Let's start somewhere mild for our anxiety levels. Consider a traditional Lenten theme--forgiveness. So often, we let 12 step groups and TV evangelists steal our best lines. They often talk about how God forgives us of anything--12 step groups then have a method for living into that forgiveness, and TV evangelists forgo methods to ask for money. But if we take Paul seriously, not only does God forgive us--no matter how truly self-centered or evil we've been--not only does God give this forgiveness, but also God is willing to count trust in God as right-living from that point onward. Wherever we are this Lent--sick of constant self-obsession, bored with our families, hating the way we look in the mirror, greedy for yet another few bucks to spend, God is willing to start counting us as righteous people if we're willing to start trust God rather than attempting to make ourselves the center of the universe's gravity. I would add this second thought along this line: we're quick to talk about God's forgiveness for rather dramatic sins, but what about the less dramatic ones?

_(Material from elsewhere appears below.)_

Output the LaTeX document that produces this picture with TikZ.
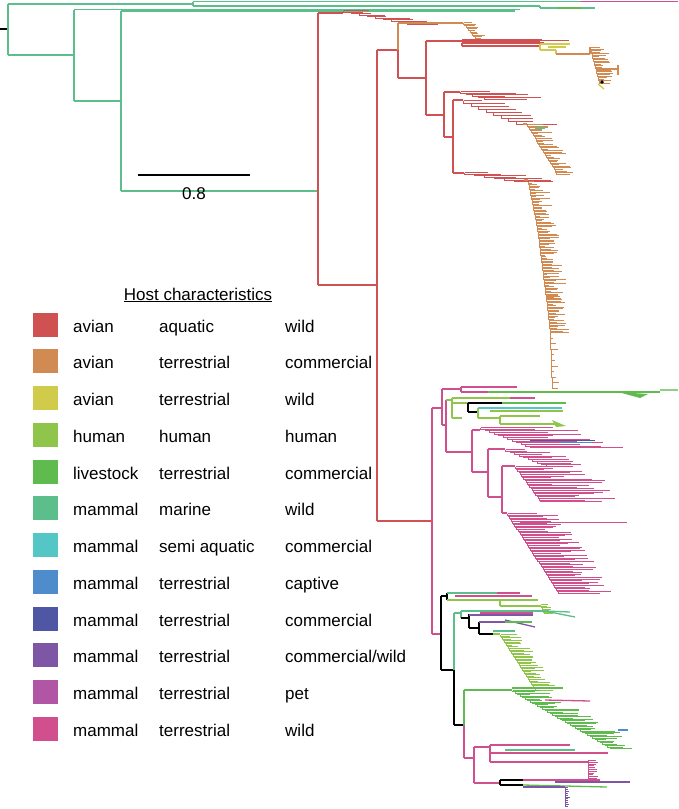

And second, let's talk about something more anxiety producing. I think this thesis, this trust in God being reckoned as right-living, is damned dangerous. Let me give an example. It would suggest that our cultural stances on abortion, whether we think it permissible but unfortunate or entirely illicit, are exactly wrong. Hauerwas (a perfectly delightful Christian ethicist), in his lovely little article on abortion--wish I had a link to it--, would be right. The question is not about moral legality--instead, we should trust God enough to welcome the stranger and foreigner. It's like we're being diagnosed as a sick patient. Rather than trust God, we would rather trust ourselves to mastering the truth about the personhood of dividing cells. We'd rather be masters than trusting, dependent.

If Paul's thesis is right, abortion is neither right nor wrong in itself--or more accurately, what matters to God when it concerns us is not the righteousness of a thing, which we're not good at, but our trusting of God. Whether abortion is part of righteous life is beside the point, according to Paul's thesis. It is only one possible indicator of whether we are trusting God. Individually, this makes making a choice about abortion no simpler--it seems entirely possible to me that someone might trust in God and have an abortion, and that for another person that trust and an abortion would be impossible to hold together.

But for all the rest of us, not facing this choice but trying to understand our society and its rules, Paul's thesis condemns us pretty soundly.

If Christ has called us to welcome the stranger as an example of our trust in God; if children are the truly perfect strangers; and if having children has become a thing that is easily feared in our society; then the sickness will never be solved by debating one way of alleviating the symptom (abortion). Abortion is not a moral problem--it's a symptom of our fearfulness of strangers, of someone who might make demands on me that I can't control. Instead, we must confront the sickness--we must face our shared complicity in a culture that ostracizes single parents (it's popular to lament their situation, but it's not popular to be one), so enmeshes sex in shame that people fear to speak of it, keeps a permanent lower class stripped of economic possibility and plain old hope, and ultimately, we must face a culture that is so afraid of the stranger that we'd rather either kill the stranger before they're born, or permanently punish the parents of the stranger by strapping them with obligations our society conspires to prevent them achieving. If Paul is right, and God reckons our trust in God as righteousness, then our debate about abortion, while well-intentioned, has missed the point. Abortion is a symptom of a wider problem, made worse when we deny the existence of any kind of corporate sin or responsibility. God has asked us to follow in trust, welcoming the stranger, caring for the widow and orphan, sharing what we have even when it looks like it's not enough. Funny how we'd rather still debate righteousness.

Our trust in God reckoned as right-living? Probably the most radical words in Scripture.